* Begin Supplied material *

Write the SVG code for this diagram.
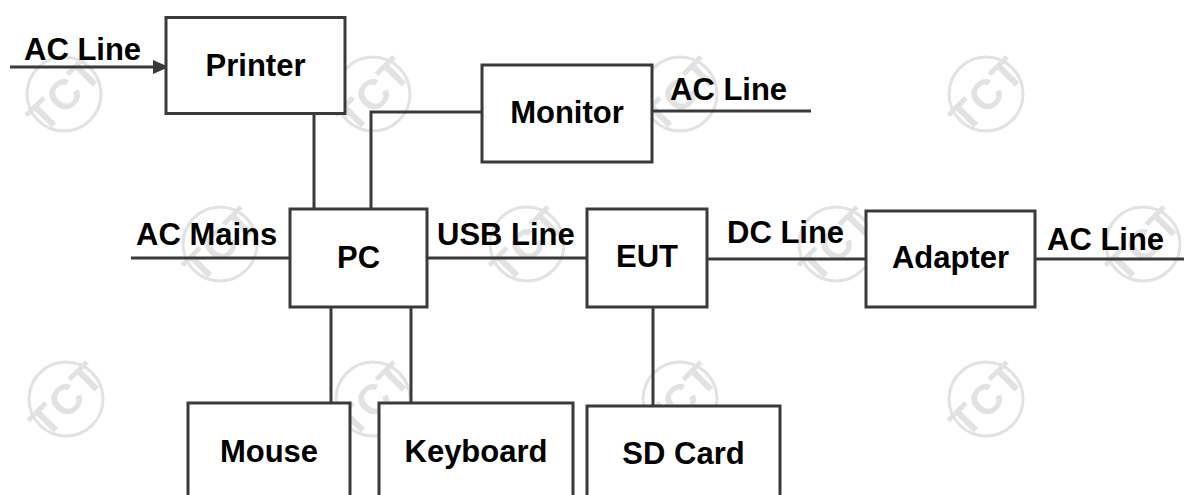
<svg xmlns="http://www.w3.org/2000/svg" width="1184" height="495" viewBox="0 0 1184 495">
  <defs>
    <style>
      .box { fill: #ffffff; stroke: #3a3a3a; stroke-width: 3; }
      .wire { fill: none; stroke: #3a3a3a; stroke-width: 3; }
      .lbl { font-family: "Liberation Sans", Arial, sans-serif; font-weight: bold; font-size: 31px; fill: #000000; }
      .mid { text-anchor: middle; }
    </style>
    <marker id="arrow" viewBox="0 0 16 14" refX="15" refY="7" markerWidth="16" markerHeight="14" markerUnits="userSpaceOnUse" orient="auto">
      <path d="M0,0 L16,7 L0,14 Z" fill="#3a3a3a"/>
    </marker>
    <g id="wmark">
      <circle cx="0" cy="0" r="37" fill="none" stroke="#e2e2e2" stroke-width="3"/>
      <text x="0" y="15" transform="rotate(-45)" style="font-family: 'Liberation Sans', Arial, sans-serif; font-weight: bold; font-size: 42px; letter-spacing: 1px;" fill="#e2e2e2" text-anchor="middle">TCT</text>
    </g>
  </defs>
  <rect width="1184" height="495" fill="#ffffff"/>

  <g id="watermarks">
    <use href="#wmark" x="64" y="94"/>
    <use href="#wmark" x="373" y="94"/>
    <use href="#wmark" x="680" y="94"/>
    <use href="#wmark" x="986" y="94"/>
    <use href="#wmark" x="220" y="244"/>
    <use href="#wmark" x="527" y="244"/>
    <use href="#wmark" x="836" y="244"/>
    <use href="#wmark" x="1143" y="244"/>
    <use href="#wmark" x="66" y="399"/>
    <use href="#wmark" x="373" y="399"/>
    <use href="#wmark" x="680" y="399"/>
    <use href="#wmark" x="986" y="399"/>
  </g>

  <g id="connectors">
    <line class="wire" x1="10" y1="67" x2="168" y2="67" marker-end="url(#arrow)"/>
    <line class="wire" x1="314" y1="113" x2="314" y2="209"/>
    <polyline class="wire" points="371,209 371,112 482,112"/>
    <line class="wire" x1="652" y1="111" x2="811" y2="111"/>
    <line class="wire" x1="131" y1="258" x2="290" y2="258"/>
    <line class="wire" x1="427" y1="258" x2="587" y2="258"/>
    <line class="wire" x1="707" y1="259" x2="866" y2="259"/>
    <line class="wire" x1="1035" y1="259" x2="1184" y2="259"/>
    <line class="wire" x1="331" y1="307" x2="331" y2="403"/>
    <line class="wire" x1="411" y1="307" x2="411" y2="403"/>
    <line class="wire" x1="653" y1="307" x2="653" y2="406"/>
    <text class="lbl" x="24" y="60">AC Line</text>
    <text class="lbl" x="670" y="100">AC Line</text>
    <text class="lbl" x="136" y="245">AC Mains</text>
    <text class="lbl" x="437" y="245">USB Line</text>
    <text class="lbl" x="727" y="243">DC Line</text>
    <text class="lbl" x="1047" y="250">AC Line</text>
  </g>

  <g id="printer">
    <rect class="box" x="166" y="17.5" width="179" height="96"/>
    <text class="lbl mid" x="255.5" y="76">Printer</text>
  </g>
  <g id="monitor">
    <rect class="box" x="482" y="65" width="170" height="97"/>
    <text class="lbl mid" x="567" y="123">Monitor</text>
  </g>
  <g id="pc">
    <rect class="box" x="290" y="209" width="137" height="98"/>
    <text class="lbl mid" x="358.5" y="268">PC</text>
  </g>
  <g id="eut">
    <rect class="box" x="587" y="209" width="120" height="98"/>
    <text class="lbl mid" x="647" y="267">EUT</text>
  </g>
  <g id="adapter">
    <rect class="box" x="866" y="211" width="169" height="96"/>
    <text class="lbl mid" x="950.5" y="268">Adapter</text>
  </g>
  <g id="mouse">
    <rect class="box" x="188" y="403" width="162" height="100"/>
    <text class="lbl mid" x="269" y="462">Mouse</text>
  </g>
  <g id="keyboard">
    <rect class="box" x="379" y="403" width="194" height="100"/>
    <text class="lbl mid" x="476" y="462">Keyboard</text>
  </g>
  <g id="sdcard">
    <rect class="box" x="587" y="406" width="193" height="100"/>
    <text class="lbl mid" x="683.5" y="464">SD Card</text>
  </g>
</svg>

* End Supplied material *

> _Stated task_
Write out every line above exactly as it is, leaving out the pictures.

> _The reply_
Write the SVG code for this diagram.
<svg xmlns="http://www.w3.org/2000/svg" width="1184" height="495" viewBox="0 0 1184 495">
  <defs>
    <style>
      .box { fill: #ffffff; stroke: #3a3a3a; stroke-width: 3; }
      .wire { fill: none; stroke: #3a3a3a; stroke-width: 3; }
      .lbl { font-family: "Liberation Sans", Arial, sans-serif; font-weight: bold; font-size: 31px; fill: #000000; }
      .mid { text-anchor: middle; }
    </style>
    <marker id="arrow" viewBox="0 0 16 14" refX="15" refY="7" markerWidth="16" markerHeight="14" markerUnits="userSpaceOnUse" orient="auto">
      <path d="M0,0 L16,7 L0,14 Z" fill="#3a3a3a"/>
    </marker>
    <g id="wmark">
      <circle cx="0" cy="0" r="37" fill="none" stroke="#e2e2e2" stroke-width="3"/>
      <text x="0" y="15" transform="rotate(-45)" style="font-family: 'Liberation Sans', Arial, sans-serif; font-weight: bold; font-size: 42px; letter-spacing: 1px;" fill="#e2e2e2" text-anchor="middle">TCT</text>
    </g>
  </defs>
  <rect width="1184" height="495" fill="#ffffff"/>

  <g id="watermarks">
    <use href="#wmark" x="64" y="94"/>
    <use href="#wmark" x="373" y="94"/>
    <use href="#wmark" x="680" y="94"/>
    <use href="#wmark" x="986" y="94"/>
    <use href="#wmark" x="220" y="244"/>
    <use href="#wmark" x="527" y="244"/>
    <use href="#wmark" x="836" y="244"/>
    <use href="#wmark" x="1143" y="244"/>
    <use href="#wmark" x="66" y="399"/>
    <use href="#wmark" x="373" y="399"/>
    <use href="#wmark" x="680" y="399"/>
    <use href="#wmark" x="986" y="399"/>
  </g>

  <g id="connectors">
    <line class="wire" x1="10" y1="67" x2="168" y2="67" marker-end="url(#arrow)"/>
    <line class="wire" x1="314" y1="113" x2="314" y2="209"/>
    <polyline class="wire" points="371,209 371,112 482,112"/>
    <line class="wire" x1="652" y1="111" x2="811" y2="111"/>
    <line class="wire" x1="131" y1="258" x2="290" y2="258"/>
    <line class="wire" x1="427" y1="258" x2="587" y2="258"/>
    <line class="wire" x1="707" y1="259" x2="866" y2="259"/>
    <line class="wire" x1="1035" y1="259" x2="1184" y2="259"/>
    <line class="wire" x1="331" y1="307" x2="331" y2="403"/>
    <line class="wire" x1="411" y1="307" x2="411" y2="403"/>
    <line class="wire" x1="653" y1="307" x2="653" y2="406"/>
    <text class="lbl" x="24" y="60">AC Line</text>
    <text class="lbl" x="670" y="100">AC Line</text>
    <text class="lbl" x="136" y="245">AC Mains</text>
    <text class="lbl" x="437" y="245">USB Line</text>
    <text class="lbl" x="727" y="243">DC Line</text>
    <text class="lbl" x="1047" y="250">AC Line</text>
  </g>

  <g id="printer">
    <rect class="box" x="166" y="17.5" width="179" height="96"/>
    <text class="lbl mid" x="255.5" y="76">Printer</text>
  </g>
  <g id="monitor">
    <rect class="box" x="482" y="65" width="170" height="97"/>
    <text class="lbl mid" x="567" y="123">Monitor</text>
  </g>
  <g id="pc">
    <rect class="box" x="290" y="209" width="137" height="98"/>
    <text class="lbl mid" x="358.5" y="268">PC</text>
  </g>
  <g id="eut">
    <rect class="box" x="587" y="209" width="120" height="98"/>
    <text class="lbl mid" x="647" y="267">EUT</text>
  </g>
  <g id="adapter">
    <rect class="box" x="866" y="211" width="169" height="96"/>
    <text class="lbl mid" x="950.5" y="268">Adapter</text>
  </g>
  <g id="mouse">
    <rect class="box" x="188" y="403" width="162" height="100"/>
    <text class="lbl mid" x="269" y="462">Mouse</text>
  </g>
  <g id="keyboard">
    <rect class="box" x="379" y="403" width="194" height="100"/>
    <text class="lbl mid" x="476" y="462">Keyboard</text>
  </g>
  <g id="sdcard">
    <rect class="box" x="587" y="406" width="193" height="100"/>
    <text class="lbl mid" x="683.5" y="464">SD Card</text>
  </g>
</svg>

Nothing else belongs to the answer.